La dévotion à ste Rita m'avait beaucoup intriguée dans ma jeunesse, lorsque je suis descendue de mon Centre natal vers les rivages de la méditerranée et que j'ai découvert l'omniprésence de cette sainte dans la statuaire des églises de la région niçoise. L'austérité doloriste des représentations cachées dans la fraîcheur des chapelles contrastait d'autant plus avec le style souvent très pimpant voir un peu clinquant de la gent féminine locale épanouie sous le soleil de la Riviera.
Ste Rita, l'envers de la cagole ? Allons donc !
Pour mes yeux d'Orléanaise bercée aux Jeanne d'arc en armure c'était en tout cas le saut dans l'inconnu. D'ailleurs, j'ai réalisé qu'elles étaient contemporaines. Deux salles, deux ambiances.
Je me souviens aussi d'un ex-voto à ste Rita déposé par Yves Klein, blocs de pigments purs, bleu et rose, et de feuille d'or.
Par la suite j'ai lu pas mal de choses sur ste Rita sans être vraiment sûre que ces choses soient vraies. Par exemple, le fait qu'elle aurait été victime de violences de la part de son mari, lui même assassiné, victime d'une vendetta. Ahhh l'Italie et ses mafieux !

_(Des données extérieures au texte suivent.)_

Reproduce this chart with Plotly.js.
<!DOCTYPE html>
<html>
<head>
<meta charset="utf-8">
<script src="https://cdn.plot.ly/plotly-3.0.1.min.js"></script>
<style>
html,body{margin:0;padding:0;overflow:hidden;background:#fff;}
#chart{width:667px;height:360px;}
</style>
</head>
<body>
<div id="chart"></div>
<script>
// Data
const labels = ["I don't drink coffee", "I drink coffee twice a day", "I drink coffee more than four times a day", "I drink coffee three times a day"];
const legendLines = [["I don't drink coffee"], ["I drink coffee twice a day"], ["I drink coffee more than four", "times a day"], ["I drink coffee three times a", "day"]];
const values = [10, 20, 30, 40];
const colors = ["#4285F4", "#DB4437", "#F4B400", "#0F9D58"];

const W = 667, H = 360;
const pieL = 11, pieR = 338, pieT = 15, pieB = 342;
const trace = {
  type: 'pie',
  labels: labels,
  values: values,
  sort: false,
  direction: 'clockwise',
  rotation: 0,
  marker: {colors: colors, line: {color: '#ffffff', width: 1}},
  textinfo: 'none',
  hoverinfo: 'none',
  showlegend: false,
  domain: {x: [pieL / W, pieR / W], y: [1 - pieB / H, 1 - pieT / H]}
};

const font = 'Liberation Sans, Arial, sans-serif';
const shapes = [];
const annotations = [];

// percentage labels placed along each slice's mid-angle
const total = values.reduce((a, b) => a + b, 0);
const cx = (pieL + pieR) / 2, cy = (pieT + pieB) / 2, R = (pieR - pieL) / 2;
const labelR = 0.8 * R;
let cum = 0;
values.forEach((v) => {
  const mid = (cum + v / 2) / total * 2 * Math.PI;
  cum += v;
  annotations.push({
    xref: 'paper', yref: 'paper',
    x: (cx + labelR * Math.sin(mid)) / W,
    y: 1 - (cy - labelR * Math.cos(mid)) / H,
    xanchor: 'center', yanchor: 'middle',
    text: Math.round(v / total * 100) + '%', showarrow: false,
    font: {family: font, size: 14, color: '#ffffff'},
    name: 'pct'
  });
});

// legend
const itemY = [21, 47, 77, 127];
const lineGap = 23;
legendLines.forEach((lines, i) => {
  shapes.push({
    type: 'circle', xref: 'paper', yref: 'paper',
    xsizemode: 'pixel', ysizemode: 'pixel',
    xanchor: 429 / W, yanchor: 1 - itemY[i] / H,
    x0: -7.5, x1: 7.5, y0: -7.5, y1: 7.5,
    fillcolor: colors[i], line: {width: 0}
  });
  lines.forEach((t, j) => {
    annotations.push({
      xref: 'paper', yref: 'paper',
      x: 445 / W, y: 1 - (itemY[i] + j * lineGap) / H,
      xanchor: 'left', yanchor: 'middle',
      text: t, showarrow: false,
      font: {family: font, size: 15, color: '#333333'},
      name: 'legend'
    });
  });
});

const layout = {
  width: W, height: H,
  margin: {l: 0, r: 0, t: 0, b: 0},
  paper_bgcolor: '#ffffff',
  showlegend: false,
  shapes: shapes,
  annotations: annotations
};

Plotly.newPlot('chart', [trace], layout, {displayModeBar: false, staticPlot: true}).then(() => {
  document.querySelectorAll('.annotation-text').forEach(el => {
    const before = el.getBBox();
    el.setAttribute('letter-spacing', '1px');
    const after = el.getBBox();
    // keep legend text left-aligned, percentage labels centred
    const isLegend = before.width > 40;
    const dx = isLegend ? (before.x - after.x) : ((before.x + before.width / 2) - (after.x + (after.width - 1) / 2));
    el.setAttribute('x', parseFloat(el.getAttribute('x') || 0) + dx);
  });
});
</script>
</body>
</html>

Rita est une des grandes figures de piété populaire, un statut qui favorise le développement de mythologies et aussi d'un certain effet barnum puisque celui qui s'est déjà attaché à une figure fantasmée y trouvera ce qu'il a envie d'y voir.
Par ailleurs je suis toujours aussi intriguée par les figures mystiques féminines et la façon dont l'église a présenté, voir exploité leur témoignage.

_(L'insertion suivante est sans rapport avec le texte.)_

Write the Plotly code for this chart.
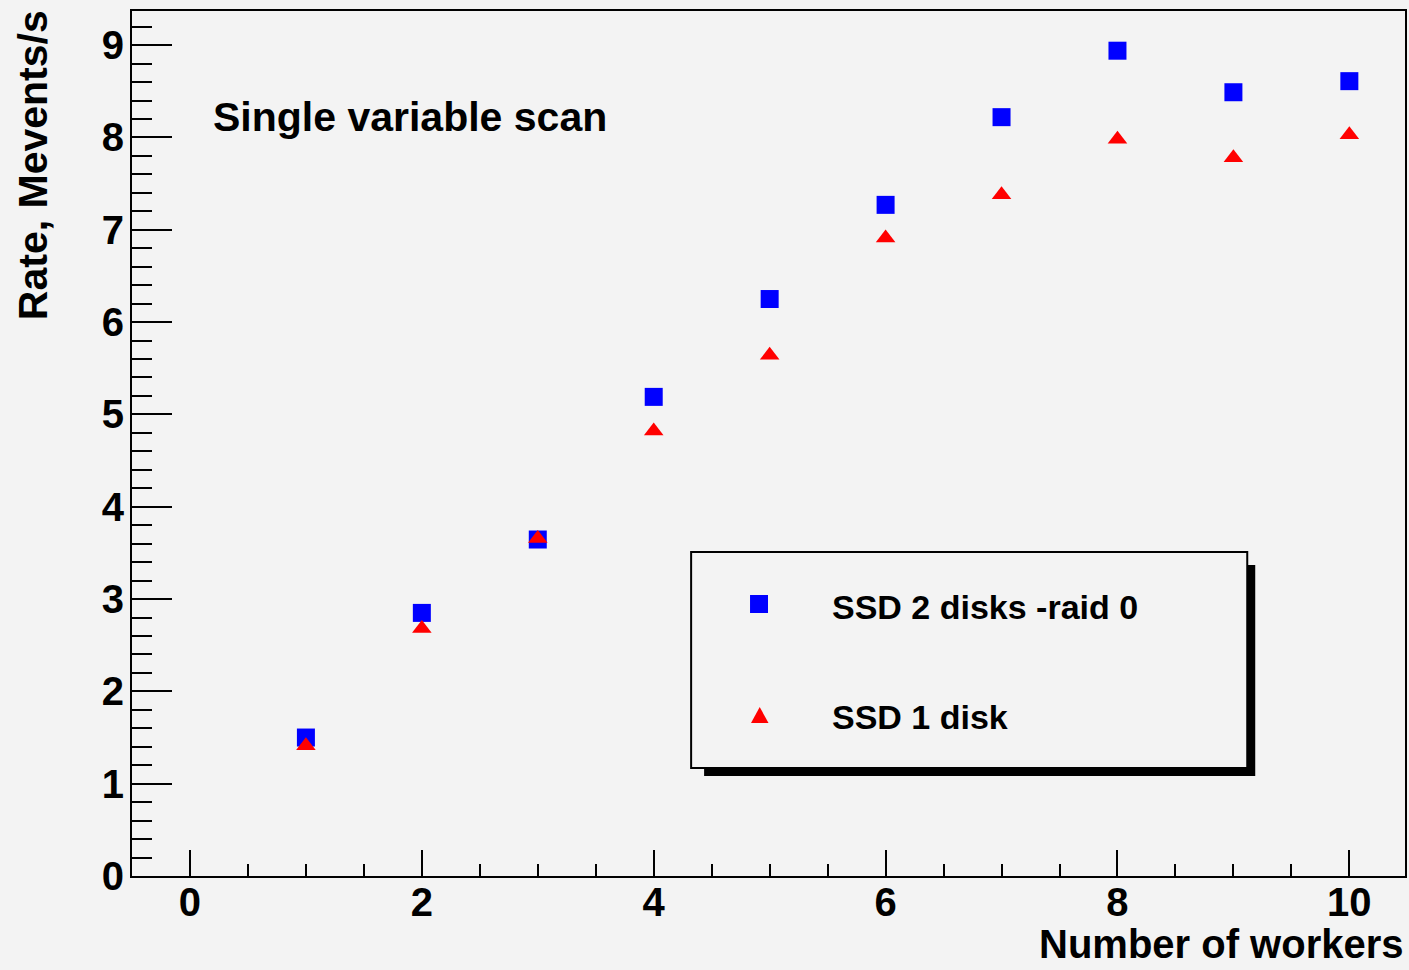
import plotly.graph_objects as go

# ---- data ----
workers = [1, 2, 3, 4, 5, 6, 7, 8, 9, 10]
rate_raid0 = [1.50, 2.85, 3.645, 5.19, 6.25, 7.27, 8.22, 8.94, 8.49, 8.61]
rate_1disk = [1.41, 2.68, 3.655, 4.82, 5.64, 6.91, 7.38, 7.98, 7.78, 8.03]
series_names = ["SSD 2 disks -raid 0", "SSD 1 disk"]
x_title = "Number of workers"
y_title = "Rate, Mevents/s"
plot_label = "Single variable scan"

W, H = 1409, 970
ML, MR, MT, MB = 132, 2, 11, 94
PW, PH = W - ML - MR, H - MT - MB
BG = "#f3f3f3"
FONT = "Liberation Sans"


def px(xp):
    return (xp - ML) / PW


def py(yp):
    return (H - MB - yp) / PH


fig = go.Figure()
fig.add_trace(go.Scatter(x=workers, y=rate_raid0, mode="markers", name=series_names[0],
                         marker=dict(symbol="square", size=18, color="#0000ff", line=dict(width=0))))
fig.add_trace(go.Scatter(x=workers, y=rate_1disk, mode="markers", name=series_names[1],
                         marker=dict(symbol="triangle-up", size=17, color="#ff0000", line=dict(width=0))))

tickfont = dict(family=FONT, size=40, color="black", weight="bold")

fig.update_xaxes(range=[-0.5, 10.48], tickmode="linear", tick0=0, dtick=2,
                 ticks="inside", ticklen=26, tickwidth=2, tickcolor="black",
                 minor=dict(dtick=0.5, tick0=0, ticks="inside", ticklen=12, tickwidth=2, tickcolor="black"),
                 showline=True, linecolor="black", linewidth=2, mirror=True,
                 showgrid=False, zeroline=False, tickfont=tickfont, ticklabelstandoff=-10)
fig.update_yaxes(range=[0, 9.37], tickmode="linear", tick0=0, dtick=1,
                 ticks="inside", ticklen=40, tickwidth=2, tickcolor="black",
                 minor=dict(dtick=0.2, tick0=0, ticks="inside", ticklen=20, tickwidth=2, tickcolor="black"),
                 showline=True, linecolor="black", linewidth=2, mirror=True,
                 showgrid=False, zeroline=False, tickfont=tickfont, ticklabelstandoff=-2)

txtfont = dict(family=FONT, size=41, color="black", weight="bold")
xtfont = dict(family=FONT, size=40, color="black", weight="bold")
legfont = dict(family=FONT, size=34, color="black", weight="bold")

annotations = [
    dict(text=plot_label, x=px(211), y=py(117.5), xref="paper", yref="paper",
         xanchor="left", yanchor="middle", showarrow=False, font=txtfont),
    dict(text=x_title, x=px(1408), y=py(944), xref="paper", yref="paper",
         xanchor="right", yanchor="middle", showarrow=False, font=xtfont),
    dict(text=y_title, x=px(33), y=py(165), xref="paper", yref="paper",
         xanchor="center", yanchor="middle", textangle=-90, showarrow=False, font=txtfont),
    dict(text=series_names[0], x=px(831), y=py(606.5), xref="paper", yref="paper",
         xanchor="left", yanchor="middle", showarrow=False, font=legfont),
    dict(text=series_names[1], x=px(831), y=py(716.5), xref="paper", yref="paper",
         xanchor="left", yanchor="middle", showarrow=False, font=legfont),
]

tri = "M {:.5f} {:.5f} L {:.5f} {:.5f} L {:.5f} {:.5f} Z".format(
    px(752), py(723), px(769.5), py(723), px(760.7), py(707))
shapes = [
    dict(type="rect", xref="paper", yref="paper", x0=px(705), x1=px(1257), y0=py(565), y1=py(776),
         fillcolor="black", line=dict(width=0), layer="above"),
    dict(type="rect", xref="paper", yref="paper", x0=px(692), x1=px(1249), y0=py(552), y1=py(768),
         fillcolor=BG, line=dict(color="black", width=2), layer="above"),
    dict(type="rect", xref="paper", yref="paper", x0=px(751), x1=px(769), y0=py(595), y1=py(613),
         fillcolor="#0000ff", line=dict(width=0), layer="above"),
    dict(type="path", xref="paper", yref="paper", path=tri,
         fillcolor="#ff0000", line=dict(width=0), layer="above"),
]

fig.update_layout(width=W, height=H, margin=dict(l=ML, r=MR, t=MT, b=MB),
                  paper_bgcolor=BG, plot_bgcolor=BG, showlegend=False,
                  annotations=annotations, shapes=shapes)

fig.write_html("out.html", config={"displayModeBar": False},
               post_script="document.body.style.margin='0';document.body.style.overflow='hidden';"
                           "document.body.style.background='" + BG + "';")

Ce livre trouvé à la médiathèque me semblait une bonne opportunité pour mettre au clair ma relation affectueuse mais empreinte de doutes avec cette sainte. L'auteur est historien de formation, spécialiste de l'histoire du catholicisme, il a écrit de nombreux ouvrages, se situant dans une perspective assez traditionnelle. Soyons claire, il est plus proche des médias d'extrême droite que de témoignage chrétien.
Dans ce livre, l'objectif affiché est d'être au plus près des faits historiques : le résultat est plutôt honnête même si la lecture n'est pas follement palpitante.

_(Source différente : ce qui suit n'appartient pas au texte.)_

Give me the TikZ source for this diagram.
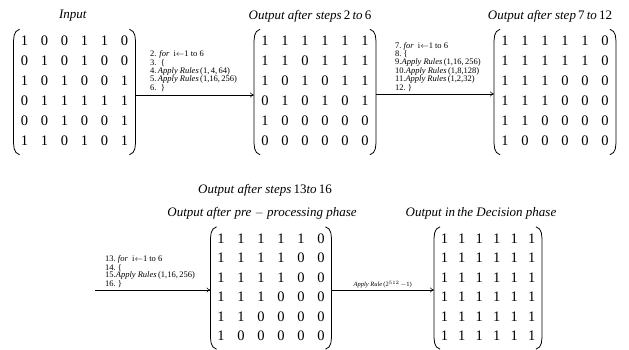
\documentclass[tikz,border=0pt]{standalone}
\usepackage{fontspec}
\setmainfont{Liberation Serif}
\usetikzlibrary{arrows.meta}
\newcommand\matsix[2]{\setlength{\tabcolsep}{#1}\begin{tabular}{@{}cccccc@{}}#2\end{tabular}}
\begin{document}
\begin{tikzpicture}[x=1pt,y=-1pt,
  title/.style={font=\fontsize{13}{15}\selectfont, inner sep=0},
  mat/.style={inner xsep=7pt, inner ysep=2.5pt, font=\fontsize{14.5}{20}\selectfont},
  matb/.style={inner xsep=6.5pt, inner ysep=2.5pt, font=\fontsize{14.5}{19.5}\selectfont},
  paren/.style={line width=0.8pt},
  code/.style={font=\fontsize{8.5}{7.5}\selectfont, align=left, inner sep=0, anchor=south west},
  arr/.style={-{To[length=4pt,width=5pt]}, line width=0.6pt}]
\useasboundingbox (0,0) rectangle (629,350);

% titles
\node[title] (t1) at (73,16) {\textit{Input}};
\node[title] (t2) at (310,16) {\textit{Output after steps}\,2\,\textit{to}\,6};
\node[title] (t3) at (550,16) {\textit{Output after step}\,7\,\textit{to}\,12};
\node[title] (t4) at (265,190) {\textit{Output after steps}\,13\textit{to}\,16};
\node[title] (t5) at (262,213) {\textit{Output after pre} $-$ \textit{processing phase}};
\node[title] (t6) at (481,213) {\textit{Output in\,the Decision phase}};

% matrices
\node[mat] (m1) at (74.5,92) {\matsix{6.4pt}{%
1&0&0&1&1&0\\0&1&0&1&0&0\\1&0&1&0&0&1\\0&1&1&1&1&1\\0&0&1&0&0&1\\1&1&0&1&0&1}};
\node[mat] (m2) at (315,92) {\matsix{6.4pt}{%
1&1&1&1&1&1\\1&1&0&1&1&1\\1&0&1&0&1&1\\0&1&0&1&0&1\\1&0&0&0&0&0\\0&0&0&0&0&0}};
\node[mat] (m3) at (555,92) {\matsix{6.4pt}{%
1&1&1&1&1&0\\1&1&1&1&1&0\\1&1&1&0&0&0\\1&1&1&0&0&0\\1&1&0&0&0&0\\1&0&0&0&0&0}};
\node[matb] (m4) at (271,288) {\matsix{6.4pt}{%
1&1&1&1&1&0\\1&1&1&1&0&0\\1&1&1&1&0&0\\1&1&1&0&0&0\\1&1&0&0&0&0\\1&0&0&0&0&0}};
\node[matb] (m5) at (488,288) {\matsix{5.1pt}{%
1&1&1&1&1&1\\1&1&1&1&1&1\\1&1&1&1&1&1\\1&1&1&1&1&1\\1&1&1&1&1&1\\1&1&1&1&1&1}};

% parentheses
\foreach \m in {m1,m2,m3,m4,m5}{
  \draw[paren] ([xshift=6pt]\m.north west) to[out=195,in=90] ([yshift=-16pt]\m.north west)
     -- ([yshift=16pt]\m.south west) to[out=-90,in=165] ([xshift=6pt]\m.south west);
  \draw[paren] ([xshift=-6pt]\m.north east) to[out=-15,in=90] ([yshift=-16pt]\m.north east)
     -- ([yshift=16pt]\m.south east) to[out=-90,in=15] ([xshift=-6pt]\m.south east);
}

% arrows
\draw[arr] ([yshift=-3pt]m1.east) -- ([yshift=-3pt]m2.west);
\draw[arr] ([yshift=-2pt]m2.east) -- ([yshift=-2pt]m3.west);
\coordinate (s3) at (95,290);
\draw[arr] (s3) -- (s3 -| m4.west);
\draw[arr] (m4.east |- s3) -- node[midway, above=1.5pt, inner sep=0, font=\fontsize{6.5}{6.5}\selectfont] (l4) {\textit{Apply Rule}\,(2$^{512}$\,$-$1)} (m5.west |- s3);

% code labels
\node[code] (c1) at (150,92) {2. \textit{for}\ \ i$\leftarrow$1 to 6\\3.\ \ \{\\4.\,\textit{Apply Rules}\,(1,\,4,\,64)\\5.\,\textit{Apply Rules}\,(1,16,\,256)\\6.\ \ \}};
\node[code] (c2) at (395,92) {7.\ \textit{for}\ \ i$\leftarrow$1 to 6\\8.\ \{\\9.\textit{Apply Rules}\,(1,16,\,256)\\10.\textit{Apply Rules}\,(1,8,128)\\11.\textit{Apply Rules}\,(1,2,32)\\12.\ \}};
\node[code] (c3) at (105,288) {13.\ \textit{for}\ \ i$\leftarrow$1 to 6\\14.\ \{\\15.\textit{Apply Rules}\,(1,16,\,256)\\16.\ \}};
\end{tikzpicture}
\end{document}
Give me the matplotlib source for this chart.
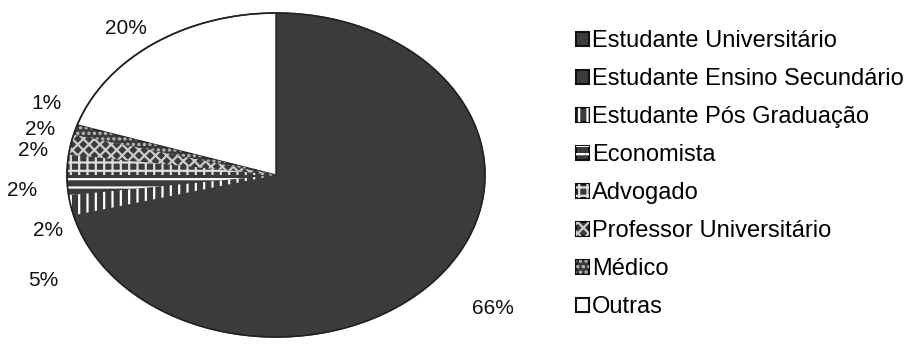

Yves Chiron écrit comme un prof qui donne un cours, pas comme un écrivain.
Au final on conclut que beaucoup d'inconnues planent sur la vie de ste Rita, qui a vécu il y a quasi 600 ans quand même, et après avoir lu cet ouvrage on peine à se la représenter autrement que par le mythe catholique que l'on nous a transmis. Ayant été épouse, mère, Rita conjugue ensuite vie religieuse et expérience mystique. Forcément atypique et donc fascinant.
Par contre l'histoire des violences conjugales semble relever d'une erreur d'interprétation plutôt qu'autre chose. Bon, en fait on ne sait pas grand chose.
Le propos de l'auteur permet de comprendre les sous jacents du développement de la dévotion à son égard. Certains éléments sont assez hallucinants comme ce texte rédigé au 17e siècle où l'auteur semble indiquer que Rita priait pour que ses fils trouvent la mort plutôt que de vouloir venger leur père assassiné. Ses fils vont effectivement mourir : aurait elle été exaucée ?
Évidemment on tombe à la renverse en lisant cela en 2024, tout comme les phénomènes de pénitences, stigmates ou autres organes marqués des signes de la passion peuvent sembler totalement loufoques et un tantinet angoissants.
Mais c'est le charme (?) du catholicisme que de nous proposer ce genre d'apories en termes d'exemples et de dévotion. À nous de nous en dépêtrer avec nos cultures de femmes modernes et presque libérées.
À noter que l'ouvrage a presque 25 ans et que certaines informations sont périmées. L'église ste Rita du 15eme arrondissement que j'avais eu l'occasion de visiter quand j'étais plus jeune est désormais condamnée. Un projet immobilier devait raser le site. La polémique n'avait pas manqué alors, alimentée par les réseaux sociaux type salon beige ou autre fdesouche. Je ne sais pas si les choses se sont concrétisées mais une chose est sûre, le mythe de ste Rita perdurera au folklore gallican qui s'y manifestait dans toute sa splendeur kitsch.